Three years later, they're all a weekend's distance from playing in the first Super Bowl of their careers.
"Man," Woodyard said with a booming laugh. "What do you say? It makes you appreciate this right here much more."
"Pretty crazy," Bruton added.
Bruton, Woodyard and Beadles are three of 12 Broncos on the 53-man roster for Sunday's game who have been with the organization since the start of the 2010 season, including just eight – Bruton, Woodyard, cornerback Champ Bailey, defensive end Robert Ayers, punter Britton Colquitt, guard Chris Kuper, running back Knowshon Moreno and kicker Matt Prater – who were a part of the 2009 squad.
In the span since those two seasons, the Broncos have won 34 regular-season games, three-consecutive AFC West titles and have reached at least the Divisional Round of the playoffs three times. They've won more games than any other NFL team over the past two seasons, broken the league record for scoring in a single season – and on Sunday, they'll play in the seventh Super Bowl in franchise history.
Just a bit of a turnaround.
"Coming from a season like that (2010) to where we're at now, it's very rewarding and it's awesome to be able to say you've been a part of it," Beadles said.
A key part of the Denver resurgence was the arrival of Head Coach John Fox prior to the 2011 season.
"Besides the locker room change, we've got a new coaching staff in here," Woodyard said. "Coach Fox is a great coach who knows how to put the players in the right position, and put the players who know how to lead in the right situation."
The shift was also felt in the front office when the man who quarterbacked the Broncos to Super Bowl XXXII and XXXIII championships – Executive Vice President of Football Operations John Elway – returned to the Broncos organization in 2011. Together, the team's management and coaching staff have assembled a squad over the past three seasons that is intent on now adding a third Super Bowl title.
"They've done a phenomenal job putting a great group of guys together with common goals and common interests," Beadles said. "I don't think it's surprising or anything like that. I think it's a product of hard work and doing the things right to put yourself in a position to be successful."

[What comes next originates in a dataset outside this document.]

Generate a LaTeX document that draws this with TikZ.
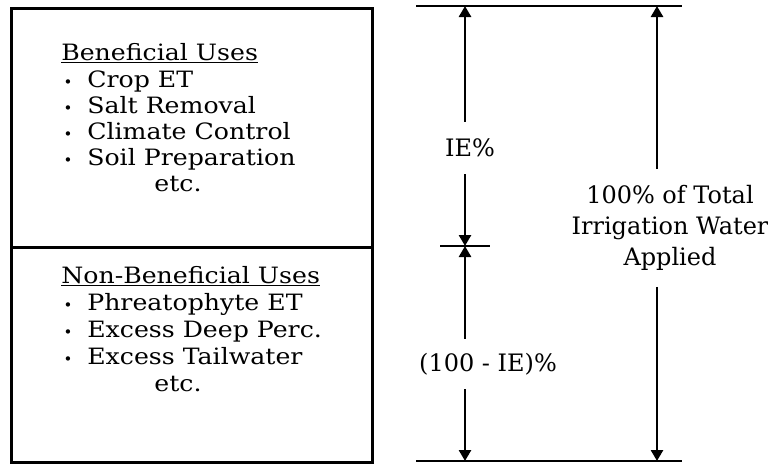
\documentclass[tikz,border=0pt]{standalone}
\usepackage{fontspec}
\setmainfont{DejaVu Serif}
\newfontfamily\widefont{DejaVu Serif}[FakeStretch=1.12]
\usetikzlibrary{arrows.meta}
\begin{document}
\begin{tikzpicture}[x=1pt,y=-1pt, line width=2.6pt,
  box/.style={draw, rectangle, inner sep=0pt, anchor=north west},
  txt/.style={inner sep=0pt, anchor=base west, font=\widefont\fontsize{22.5}{27}\selectfont},
  ctxt/.style={inner sep=0pt, anchor=base, font=\widefont\fontsize{22.5}{27}\selectfont},
  bul/.style={inner sep=0pt, anchor=base, font=\fontsize{15}{15}\selectfont},
  lbl/.style={inner sep=0pt, align=center, font=\fontsize{24}{31}\selectfont},
  arr/.style={-{Triangle[length=11pt,width=12pt]}},
  rule/.style={line width=2.6pt}
 ]
\useasboundingbox (0,0) rectangle (768,463);
% boxes
\node[box, minimum width=361pt, minimum height=239pt] (upper) at (10,7) {};
\node[box, minimum width=361pt, minimum height=215pt] (lower) at (10,246) {};
% upper text
\node[txt] (bh) at (60,60) {\underline{Beneficial Uses}};
\node[bul] (b1) at (68,87) {•};
\node[txt] (t1) at (86,87) {Crop ET};
\node[bul] (b2) at (68,113) {•};
\node[txt] (t2) at (86,113) {Salt Removal};
\node[bul] (b3) at (68,139) {•};
\node[txt] (t3) at (86,139) {Climate Control};
\node[bul] (b4) at (68,165) {•};
\node[txt] (t4) at (86,165) {Soil Preparation};
\node[ctxt] (e1) at (178,191) {etc.};
% lower text
\node[txt] (nh) at (60,283) {\underline{Non-Beneficial Uses}};
\node[bul] (n1) at (68,310) {•};
\node[txt] (u1) at (86,310) {Phreatophyte ET};
\node[bul] (n2) at (68,337) {•};
\node[txt] (u2) at (86,337) {Excess Deep Perc.};
\node[bul] (n3) at (68,364) {•};
\node[txt] (u3) at (86,364) {Excess Tailwater};
\node[ctxt] (e2) at (178,391) {etc.};
% dimension lines
\coordinate (tl) at (416,6);
\coordinate (tr) at (682,6);
\coordinate (bl) at (416,461);
\coordinate (br) at (682,461);
\coordinate (ml) at (440,246);
\coordinate (mr) at (490,246);
\coordinate (a1top) at (465,6);
\coordinate (a1mid) at (465,246);
\coordinate (a1bot) at (465,461);
\coordinate (a2top) at (657,6);
\coordinate (a2bot) at (657,461);
\draw[rule] (tl) -- (tr);
\draw[rule] (bl) -- (br);
\draw[rule] (ml) -- (mr);
% labels
\node[lbl, minimum height=50pt] (ie) at (470,148) {IE\%};
\node[lbl, minimum height=48pt] (nie) at (488,364) {(100 - IE)\%};
\node[lbl, minimum height=115pt] (tot) at (670,228) {100\% of Total\\Irrigation Water\\Applied};
% arrows
\draw[arr] (ie.north -| a1top) -- (a1top);
\draw[arr] (ie.south -| a1mid) -- (a1mid);
\draw[arr] (nie.north -| a1mid) -- (a1mid);
\draw[arr] (nie.south -| a1bot) -- (a1bot);
\draw[arr] (tot.north -| a2top) -- (a2top);
\draw[arr] (tot.south -| a2bot) -- (a2bot);
\end{tikzpicture}
\end{document}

Woodyard circled the team's first playoff win in six seasons – their 29-23 overtime win over the Steelers in the 2011 Wild Card Round – as a crucial catalyst that helped shift the Broncos' direction by building momentum and an insatiable hunger for more success in the postseason.

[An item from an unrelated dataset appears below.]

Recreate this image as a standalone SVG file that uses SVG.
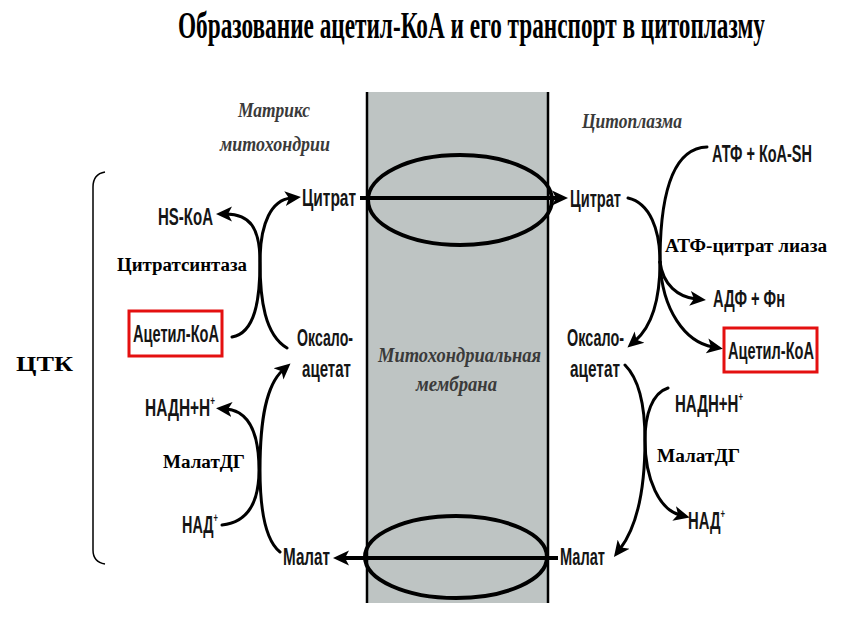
<svg xmlns="http://www.w3.org/2000/svg" width="857" height="617" viewBox="0 0 857 617">
<style>
.t{font-family:"Liberation Serif","Times New Roman",serif;font-weight:bold;fill:#000}
.l{font-family:"Liberation Sans",Arial,sans-serif;font-weight:bold;font-size:23px;fill:#151515}
.sup{font-size:12px}
.e{font-family:"Liberation Serif","Times New Roman",serif;font-weight:bold;font-size:18px;fill:#000}
.i{font-family:"Liberation Serif","Times New Roman",serif;font-style:italic;font-weight:bold;font-size:21px;fill:#3a3a3a}
.c{fill:none;stroke:#000;stroke-width:3;stroke-linecap:round}
.box{fill:none;stroke:#e41010;stroke-width:3}
</style>
<defs>
<marker id="ah" markerUnits="userSpaceOnUse" markerWidth="17" markerHeight="17" refX="6" refY="8.5" orient="auto" viewBox="0 0 17 17">
<path d="M0,1 L16,8.5 L0,16 L4,8.5 z" fill="#000"/>
</marker>
</defs>
<rect width="857" height="617" fill="#fff"/>

<text class="t" x="178" y="38" font-size="38" textLength="587" lengthAdjust="spacingAndGlyphs">Образование ацетил-КоА и его транспорт в цитоплазму</text>

<g id="membrane">
<rect x="367" y="92" width="181" height="511" fill="#bec4c3"/>
<line x1="367" y1="92" x2="367" y2="603" stroke="#000" stroke-width="2.5"/>
<line x1="548" y1="92" x2="548" y2="603" stroke="#000" stroke-width="2.5"/>
<text class="i" x="378" y="362" font-size="22" textLength="163" lengthAdjust="spacingAndGlyphs" fill="#2e2e2e">Митохондриальная</text>
<text class="i" x="416" y="391" font-size="22" textLength="81" lengthAdjust="spacingAndGlyphs" fill="#2e2e2e">мембрана</text>
</g>

<g id="labels-regions">
<text class="i" x="238" y="117" textLength="72" lengthAdjust="spacingAndGlyphs">Матрикс</text>
<text class="i" x="220" y="151" textLength="110" lengthAdjust="spacingAndGlyphs">митохондрии</text>
<text class="i" x="582" y="128" textLength="100" lengthAdjust="spacingAndGlyphs">Цитоплазма</text>
</g>

<g id="tca-brace">
<path d="M105,172 Q93,174 93,187 L93,550 Q93,562 105,564" fill="none" stroke="#000" stroke-width="1.5"/>
<text class="t" x="16" y="371" font-size="22" textLength="57" lengthAdjust="spacingAndGlyphs">ЦТК</text>
</g>

<g id="citrate-left"><text class="l" x="302" y="206" textLength="54" lengthAdjust="spacingAndGlyphs">Цитрат</text></g>
<g id="hskoa-left"><text class="l" x="158" y="225" textLength="55" lengthAdjust="spacingAndGlyphs">HS-КоА</text></g>
<g id="acetylcoa-left">
<rect class="box" x="129" y="311" width="93" height="45"/>
<text class="l" x="133" y="342" textLength="86" lengthAdjust="spacingAndGlyphs">Ацетил-КоА</text>
</g>
<g id="citrate-synthase"><text class="e" x="117" y="271" textLength="130" lengthAdjust="spacingAndGlyphs">Цитратсинтаза</text></g>
<g id="oaa-left">
<text class="l" x="297" y="346" textLength="56" lengthAdjust="spacingAndGlyphs">Оксало-</text>
<text class="l" x="302" y="377" textLength="49" lengthAdjust="spacingAndGlyphs">ацетат</text>
</g>
<g id="nadh-left"><text class="l" x="145" y="416" textLength="70" lengthAdjust="spacingAndGlyphs">НАДН+Н<tspan class="sup" dy="-11">+</tspan></text></g>
<g id="mdh-left"><text class="e" x="163" y="468" textLength="82" lengthAdjust="spacingAndGlyphs">МалатДГ</text></g>
<g id="nad-left"><text class="l" x="182" y="533" textLength="36" lengthAdjust="spacingAndGlyphs">НАД<tspan class="sup" dy="-11">+</tspan></text></g>
<g id="malate-left"><text class="l" x="283" y="565" textLength="47" lengthAdjust="spacingAndGlyphs">Малат</text></g>

<g id="citrate-right"><text class="l" x="570" y="207" textLength="51" lengthAdjust="spacingAndGlyphs">Цитрат</text></g>
<g id="atp-coa"><text class="l" x="712" y="162" textLength="100" lengthAdjust="spacingAndGlyphs">АТФ + КоА-SH</text></g>
<g id="atp-citrate-lyase"><text class="e" x="665" y="252" textLength="162" lengthAdjust="spacingAndGlyphs">АТФ-цитрат лиаза</text></g>
<g id="adp-pi"><text class="l" x="713" y="307" textLength="72" lengthAdjust="spacingAndGlyphs">АДФ + Фн</text></g>
<g id="acetylcoa-right">
<rect class="box" x="724" y="328" width="93" height="44"/>
<text class="l" x="728" y="359" textLength="86" lengthAdjust="spacingAndGlyphs">Ацетил-КоА</text>
</g>
<g id="oaa-right">
<text class="l" x="567" y="346" textLength="57" lengthAdjust="spacingAndGlyphs">Оксало-</text>
<text class="l" x="570" y="377" textLength="50" lengthAdjust="spacingAndGlyphs">ацетат</text>
</g>
<g id="nadh-right"><text class="l" x="675" y="412" textLength="68" lengthAdjust="spacingAndGlyphs">НАДН+Н<tspan class="sup" dy="-11">+</tspan></text></g>
<g id="mdh-right"><text class="e" x="657" y="462" textLength="83" lengthAdjust="spacingAndGlyphs">МалатДГ</text></g>
<g id="nad-right"><text class="l" x="688" y="529" textLength="37" lengthAdjust="spacingAndGlyphs">НАД<tspan class="sup" dy="-11">+</tspan></text></g>
<g id="malate-right"><text class="l" x="560" y="565" textLength="45" lengthAdjust="spacingAndGlyphs">Малат</text></g>

<g id="transporters">
<ellipse cx="460" cy="200" rx="92" ry="45" fill="none" stroke="#000" stroke-width="4"/>
<ellipse cx="456" cy="557" rx="91" ry="41" fill="none" stroke="#000" stroke-width="4"/>
</g>

<g id="connectors">
<line x1="360" y1="198" x2="558" y2="198" stroke="#000" stroke-width="4" marker-end="url(#ah)"/>
<line x1="558" y1="558" x2="343" y2="558" stroke="#000" stroke-width="4" marker-end="url(#ah)"/>
<path class="c" d="M232,337 C255,333 260,300 260,262 C260,222 272,200 291,198" marker-end="url(#ah)"/>
<path class="c" d="M287,348 C265,335 260,300 260,262 C260,228 250,214 226,214" marker-end="url(#ah)"/>
<path class="c" d="M280,552 C265,540 260,510 260,470 C260,420 266,385 283,370" marker-end="url(#ah)"/>
<path class="c" d="M222,525 C250,522 259,500 259,470 C259,435 250,411 226,409" marker-end="url(#ah)"/>
<path class="c" d="M628,198 C650,203 660,230 660,262"/>
<path class="c" d="M707,147 C676,148 660,185 660,262"/>
<path class="c" d="M660,262 C660,305 650,328 635,341" marker-end="url(#ah)"/>
<path class="c" d="M660,262 C663,285 678,297 696,299" marker-end="url(#ah)"/>
<path class="c" d="M660,262 C662,310 685,342 713,347" marker-end="url(#ah)"/>
<path class="c" d="M625,365 C640,380 645,410 645,440 C645,495 636,528 620,549" marker-end="url(#ah)"/>
<path class="c" d="M668,388 C652,393 645,415 645,440 C645,480 660,510 680,515" marker-end="url(#ah)"/>
</g>
</svg>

"It was huge," he said. "It kept us motivated. I think the thing is, once you get to the postseason, the more and more you're there, the more and more you understand how you have to pick your level of play up and how one play can cause you to lose a game. Everybody is just so much attentive to what they have to do."

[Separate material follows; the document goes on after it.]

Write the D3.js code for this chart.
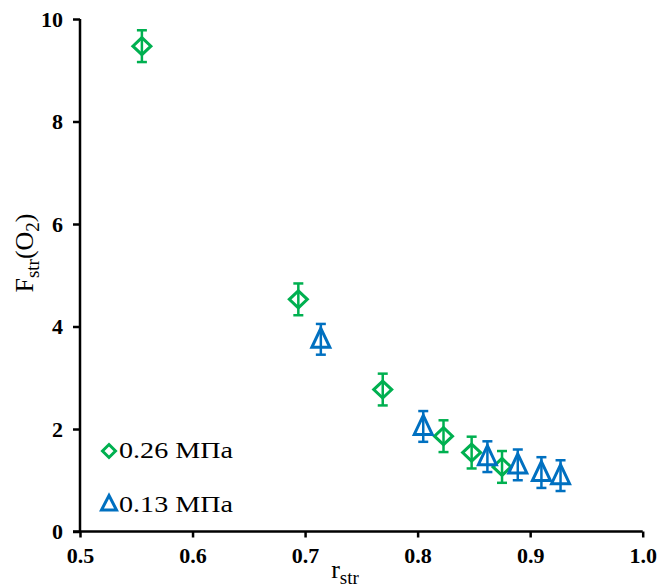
<!DOCTYPE html>
<html>
<head>
<meta charset="utf-8">
<script src="https://cdn.jsdelivr.net/npm/d3@7"></script>
<style>
  html, body { margin: 0; padding: 0; background: #fff; }
  svg { display: block; }
  svg text { font-family: 'Liberation Serif', 'DejaVu Serif', serif !important; }
</style>
</head>
<body>
<svg id="chart" width="662" height="587"></svg>
<script>
// Data
const seriesNames = ["0.26 МПа", "0.13 МПа"];
const greenX = [0.555, 0.694, 0.769, 0.823, 0.848, 0.875];
const greenY = [9.47, 4.53, 2.77, 1.86, 1.54, 1.26];
const greenErr = [0.31, 0.31, 0.31, 0.31, 0.31, 0.31];
const blueX = [0.714, 0.805, 0.862, 0.889, 0.910, 0.927];
const blueY = [3.75, 2.05, 1.46, 1.30, 1.15, 1.09];
const blueErr = [0.30, 0.30, 0.30, 0.30, 0.30, 0.30];
const xTicks = [0.5, 0.6, 0.7, 0.8, 0.9, 1.0];
const yTicks = [0, 2, 4, 6, 8, 10];

const GREEN = "#00B050", BLUE = "#0070C0";
const FONT = "'Liberation Serif', 'DejaVu Serif', serif";
const svg = d3.select("#chart");

const x = d3.scaleLinear().domain([0.5, 1.0]).range([80, 642.7]);
const y = d3.scaleLinear().domain([0, 10]).range([531.5, 19]);

// Axes
const xAxis = d3.axisBottom(x).tickValues(xTicks).tickFormat(d3.format(".1f")).tickSizeInner(6).tickSizeOuter(0).tickPadding(10);
const yAxis = d3.axisLeft(y).tickValues(yTicks).tickFormat(d3.format("d")).tickSizeInner(7).tickSizeOuter(0).tickPadding(10);

const gx = svg.append("g").attr("transform", `translate(0,${y(0)})`).call(xAxis);
const gy = svg.append("g").attr("transform", `translate(${x(0.5)},0)`).call(yAxis);
[gx, gy].forEach(g => {
  g.attr("font-family", null);
  g.select(".domain").attr("stroke", "#000").attr("stroke-width", 2.5);
  g.selectAll(".tick line").attr("stroke", "#000").attr("stroke-width", 2.5);
  g.selectAll(".tick text").attr("fill", "#000").attr("font-size", 22).attr("font-weight", "bold")
    .style("font-family", FONT);
});
gx.selectAll(".tick text").attr("dy", "0.71em");
gx.select(".domain").attr("d", `M${x(0.5)-7},0H${x(1.0)}`);
gy.select(".domain").attr("d", `M0,${y(0)}V${y(10)}`);

// Error bars + markers
function drawSeries(xs, ys, es, color, shape) {
  const data = xs.map((v, i) => ({x: v, y: ys[i], e: es[i]}));
  const g = svg.append("g");
  const cap = 5;
  data.forEach(d => {
    const cx = x(d.x), cyTop = y(d.y + d.e), cyBot = y(d.y - d.e);
    g.append("line").attr("x1", cx).attr("x2", cx).attr("y1", cyTop).attr("y2", cyBot)
      .attr("stroke", color).attr("stroke-width", 2.5);
    g.append("line").attr("x1", cx - cap).attr("x2", cx + cap).attr("y1", cyTop).attr("y2", cyTop)
      .attr("stroke", color).attr("stroke-width", 2.5);
    g.append("line").attr("x1", cx - cap).attr("x2", cx + cap).attr("y1", cyBot).attr("y2", cyBot)
      .attr("stroke", color).attr("stroke-width", 2.5);
  });
  g.selectAll("path.m").data(data).join("path")
    .attr("class", "m")
    .attr("transform", d => `translate(${x(d.x)},${y(d.y)})`)
    .attr("d", shape)
    .attr("fill", "none").attr("stroke", color).attr("stroke-width", 3);
}
const diamond = "M0,-8.5L9,0L0,8.5L-9,0Z";
const triangle = "M0,-11L9,8L-9,8Z";
drawSeries(greenX, greenY, greenErr, GREEN, diamond);
drawSeries(blueX, blueY, blueErr, BLUE, triangle);

// Legend
const leg = svg.append("g");
leg.append("path").attr("d", "M0,-6.5L6.5,0L0,6.5L-6.5,0Z").attr("transform", "translate(109,451)")
  .attr("fill", "none").attr("stroke", GREEN).attr("stroke-width", 3);
leg.append("text").attr("x", 119).attr("y", 457.5).attr("font-size", 24).attr("fill", "#000")
  .attr("textLength", 114).attr("lengthAdjust", "spacingAndGlyphs")
  .style("font-family", FONT).text(seriesNames[0]);
leg.append("path").attr("d", "M0,-7.5L7.5,7L-7.5,7Z").attr("transform", "translate(109,503)")
  .attr("fill", "none").attr("stroke", BLUE).attr("stroke-width", 3);
leg.append("text").attr("x", 119).attr("y", 511.5).attr("font-size", 24).attr("fill", "#000")
  .attr("textLength", 114).attr("lengthAdjust", "spacingAndGlyphs")
  .style("font-family", FONT).text(seriesNames[1]);

// Axis titles
const xt = svg.append("text").attr("x", 345).attr("y", 578).attr("text-anchor", "middle")
  .attr("font-size", 26).attr("fill", "#000").style("font-family", FONT);
xt.append("tspan").text("r");
xt.append("tspan").attr("font-size", 19).attr("dy", 6).text("str");

const yt = svg.append("text").attr("transform", "translate(33,253) rotate(-90)").attr("text-anchor", "middle")
  .attr("font-size", 26).attr("fill", "#000").style("font-family", FONT);
yt.append("tspan").text("F");
yt.append("tspan").attr("font-size", 19).attr("dy", 6).text("str");
yt.append("tspan").attr("dy", -6).text("(O");
yt.append("tspan").attr("font-size", 19).attr("dy", 6).text("2");
yt.append("tspan").attr("dy", -6).text(")");
</script>
</body>
</html>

Of course, one other figure who has played a rather sizeable role in all that success needs little introduction – quarterback Peyton Manning.
"It definitely turned things around in the right way," Woodyard said regarding Manning, who signed with the team in March 2012. "He's a true professional and he helped everybody's level of play, not just the offense. The defense, special teams, the coaches – everybody, we're on board trying to win."
It's a dynamic, Woodyard said, that has shifted not only on the field, but in the team's camaraderie, as well.
"Our locker room is completely different and it's changed for the best," he said. "Now everybody hangs out – it's like a band of brothers now. We didn't really always have that in the past."
It's a unity that has helped the team weather all the injuries, the unexpected bouts with adversity and the weight of high expectations – from the outside, and the ones they've placed on their own shoulders – and still find their way into Super Bowl XLVIII.
"This year, we had a sense of urgency and a sense of ownership that this is our year to go to the Super Bowl and win it all," Woodyard said. "We've got leaders on this team and they continue to lead every day. That speaks volumes."
"We carry our own burden. We carry our own pressure," Bruton added. "Coach Fox says it all the time, there are two types of pressure – pressure that you feel and pressure you apply. I feel like this season, we've gone about it to apply pressure."
But through all the successes, there is also the unmistakable reminder of just how much was poured into getting here - and just how difficult it was to reach this point – that drives these Broncos to take one final step in their quest on Sunday. Those who have ridden the ups and the downs over the past five seasons are as aware of that as any.
"There are guys who have put in the effort all the time, countless effort, countless hours – in the weight room, on the field, in the film room – who have played numerous years," Bruton said. "Look at Champ – playing for dang-near forever, this is his first one. We definitely know that it's a rare occasion and that it's a true blessing to get to this point."
From 4-12 to one win away from a World Championship in just over a three-year span, it's certainly been a journey to remember for those who have been along for the ride.
"It's just a testament to the guys that are in the locker room who are still trying to fight, still trying to do things the right way," Woodyard said.
"Anytime you're a part of something like this, it's special," Beadles added. "I don't think you fully appreciate it while you're in it, but down the road when I'm done playing and my grandkids don't think I actually played football, it'll be fun to say that I was a part of that."